Nevada Motor Cars Part II
Nevada Motor Cars Part III

The self-propelled passenger car, or motor car, was the savior of early 20th-Century railroad branches and short lines, especially in Nevada. In place of a full-crew steam train carrying freight, passengers, baggage, mail and express, a motor car combined these into one economical vehicle operated by a crew of one or two — and could pull a passenger coach or a couple of freight cars besides.

Self-propelled passenger cars kept low-volume rail lines in operation, forestalling further service reductions or eventual abandonment. This three-part series takes a look at 28 passenger motor cars on ten Nevada railroads, emphasizing the state’s short lines and the surviving passenger motor-car collection at the Nevada State Railroad Museum.

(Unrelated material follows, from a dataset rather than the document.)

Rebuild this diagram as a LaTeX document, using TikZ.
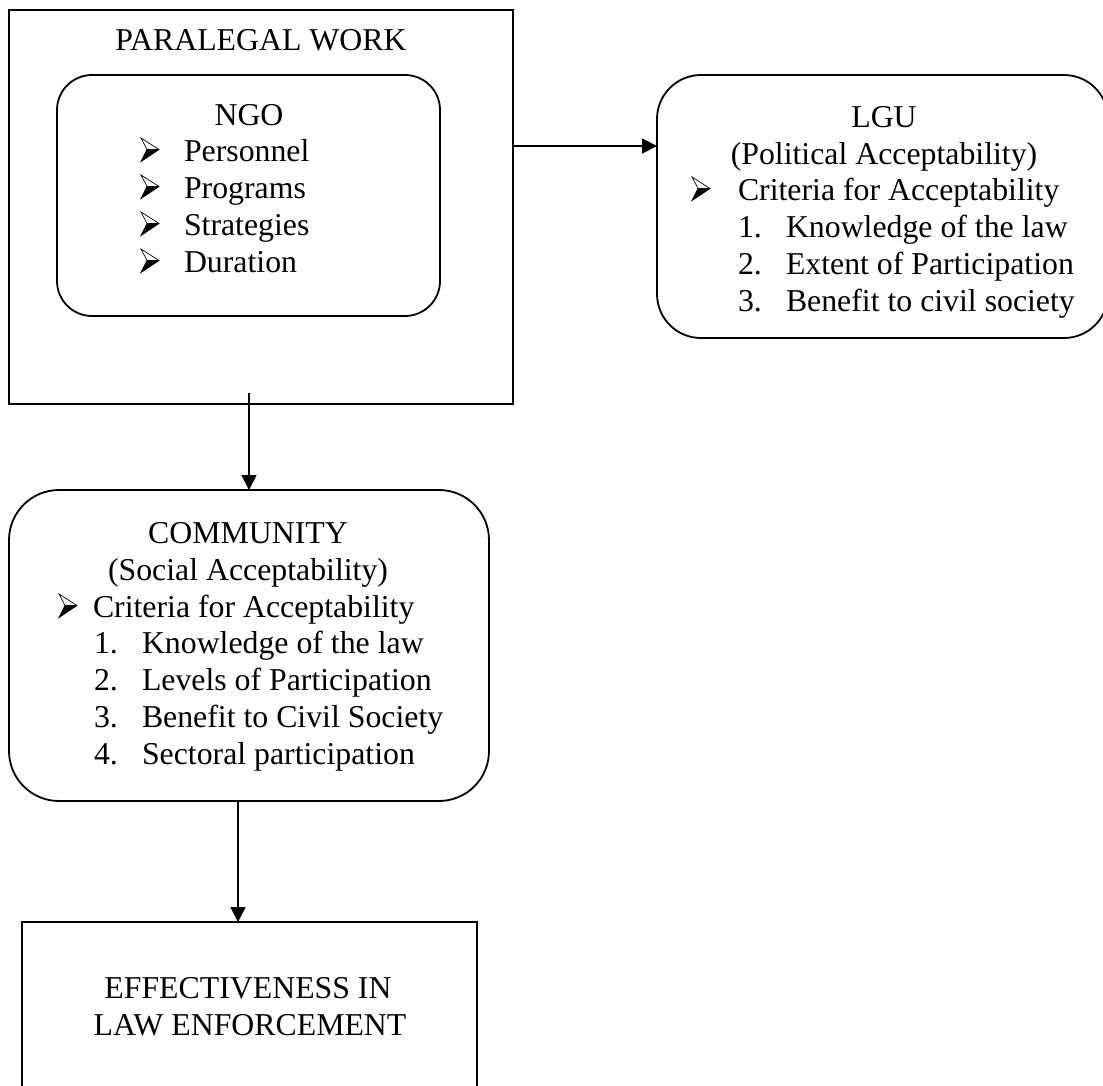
\documentclass[tikz,border=0pt]{standalone}
\usepackage{fontspec}
\setmainfont{Liberation Serif}
\usetikzlibrary{arrows.meta}
\begin{document}
\begin{tikzpicture}[x=1pt,y=-1pt,
  every node/.style={inner sep=0pt, outer sep=0pt},
  sqbox/.style={draw, line width=1.8pt},
  rbox/.style={draw, line width=1.8pt, rounded corners=#1},
  ctxt/.style={anchor=base, font=\fontsize{31.8}{37}\selectfont},
  ltxt/.style={anchor=base west, font=\fontsize{31.8}{37}\selectfont},
  arr/.style={line width=1.8pt, -{Triangle[length=15pt,width=15pt]}},
  arrowbul/.pic={
    \fill[black] (6,-11.5) -- (18,-11.5) -- (0,0.5) -- cycle;
    \draw[line width=0.7pt, line join=miter] (0,-23) -- (18,-11.5) -- (0,0.5) -- (6,-11.5) -- cycle;
    \draw[line width=0.7pt] (6,-11.5) -- (18,-11.5);
  }]
\useasboundingbox (0,0) rectangle (1103,1085);
% boxes
\node[sqbox, minimum width=504pt, minimum height=394pt] (para) at (261,207) {};
\node[rbox=35pt, minimum width=383pt, minimum height=241pt] (ngo) at (248.5,195.5) {};
\node[rbox=44pt, minimum width=451pt, minimum height=263pt] (lgu) at (882.5,206.5) {};
\node[rbox=50pt, minimum width=480pt, minimum height=311pt] (comm) at (249,645.5) {};
\node[sqbox, minimum width=455pt, minimum height=178pt] (eff) at (249.5,1011) {};
% paralegal / ngo text
\node[ctxt] (paratitle) at (261,50) {PARALEGAL WORK};
\node[ctxt] (ngotitle) at (249,125) {NGO};
\pic at (141,161) {arrowbul};
\node[ltxt] (n1) at (184,161) {Personnel};
\pic at (141,198) {arrowbul};
\node[ltxt] (n2) at (184,198) {Programs};
\pic at (141,235) {arrowbul};
\node[ltxt] (n3) at (184,235) {Strategies};
\pic at (141,272) {arrowbul};
\node[ltxt] (n4) at (184,272) {Duration};
% lgu text
\node[ctxt] (lgutitle) at (884,127) {LGU};
\node[ctxt] (lgusub) at (884,164) {(Political Acceptability)};
\pic at (692,200) {arrowbul};
\node[ltxt] (lcrit) at (738,200) {Criteria for Acceptability};
\node[ltxt] (ln1) at (738,237) {1.};
\node[ltxt] (li1) at (786,237) {Knowledge of the law};
\node[ltxt] (ln2) at (738,274) {2.};
\node[ltxt] (li2) at (786,274) {Extent of Participation};
\node[ltxt] (ln3) at (738,311) {3.};
\node[ltxt] (li3) at (786,311) {Benefit to civil society};
% community text
\node[ctxt] (commtitle) at (248,543) {COMMUNITY};
\node[ctxt] (commsub) at (248,580) {(Social Acceptability)};
\pic at (59,617) {arrowbul};
\node[ltxt] (ccrit) at (93,617) {Criteria for Acceptability};
\node[ltxt] (cn1) at (94,653) {1.};
\node[ltxt] (ci1) at (142,653) {Knowledge of the law};
\node[ltxt] (cn2) at (94,690) {2.};
\node[ltxt] (ci2) at (142,690) {Levels of Participation};
\node[ltxt] (cn3) at (94,727) {3.};
\node[ltxt] (ci3) at (142,727) {Benefit to Civil Society};
\node[ltxt] (cn4) at (94,764) {4.};
\node[ltxt] (ci4) at (142,764) {Sectoral participation};
% effectiveness text
\node[ctxt] (eff1) at (248,998) {EFFECTIVENESS IN};
\node[ctxt] (eff2) at (250,1035) {LAW ENFORCEMENT};
% connectors
\coordinate (hrow) at (0,146);
\draw[arr] (para.east |- hrow) -- (lgu.west |- hrow);
\coordinate (v1s) at (249,393);
\draw[arr] (v1s) -- (v1s |- comm.north);
\coordinate (v2) at (238,0);
\draw[arr] (v2 |- comm.south) -- (v2 |- eff.north);
\end{tikzpicture}
\end{document}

Nevada Copper Belt Railroad

The name Fairbanks, Morse & Company of Chicago is synonymous with precision-built platform scales, hand presses, coffee grinders, water tanks, farm machinery, and car wheels. After acquiring the Sheffield Velocipede Car Company of Three Rivers, Michigan, F-M expanded into the burgeoning field of gasoline-engine track cars. Self-propelled passenger cars followed, with the Type 19 open car, the larger Type 23, and, in 1909, the Type 24 with wood carbody by J.G. Brill or G.C. Kuhlman. About 65 four-wheel, 50-horsepower cars had been sold when production ended in 1916.

Nevada Copper Belt Railroad No. 20, a 1909 Model 24 Fairbanks Morse motor car that operated between Mason and Wabuska in Lyon County. (Postcard photo courtesy of Robert Greenwood)
Nevada Copper Belt Railroad No. 20, a 1909 Model 24 Fairbanks Morse motor car that operated between Mason and Wabuska in Lyon County. (Postcard photo courtesy of Robert Greenwood)

In 1909, the Copper Belt purchased its first gasoline motor car, a Model 24 F-M, for $8,055. As NCB No. 20, this car operated on the relatively flat 23.7 miles between Mason and Wabuska. The 34-foot, 12½-ton car seated 36 passengers. It operated daily until the volume of traffic exceeded its capacity and two larger cars were purchased. Stored in the enginehouse at Mason, No. 20 was destroyed in a disastrous November 1916 fire, along with 1891 Baldwin ten-wheeler No. 1.

Two motor cars built by the Hall-Scott Motor Car Company of West Berkeley, California, came to Nevada. Both were owned by the Copper Belt. Hall-Scott had been building motor cars for two years when the Nevada Copper Belt placed an order for its No. 21. Completed in November 1911 as H-S construction number five, the car had engine, baggage, smoking, and general passenger compartments. The wooden carbody was built by the Holman Car Company of San Francisco to Hall-Scott specifications. J. G. Brill Co. of Philadelphia manufactured the trucks.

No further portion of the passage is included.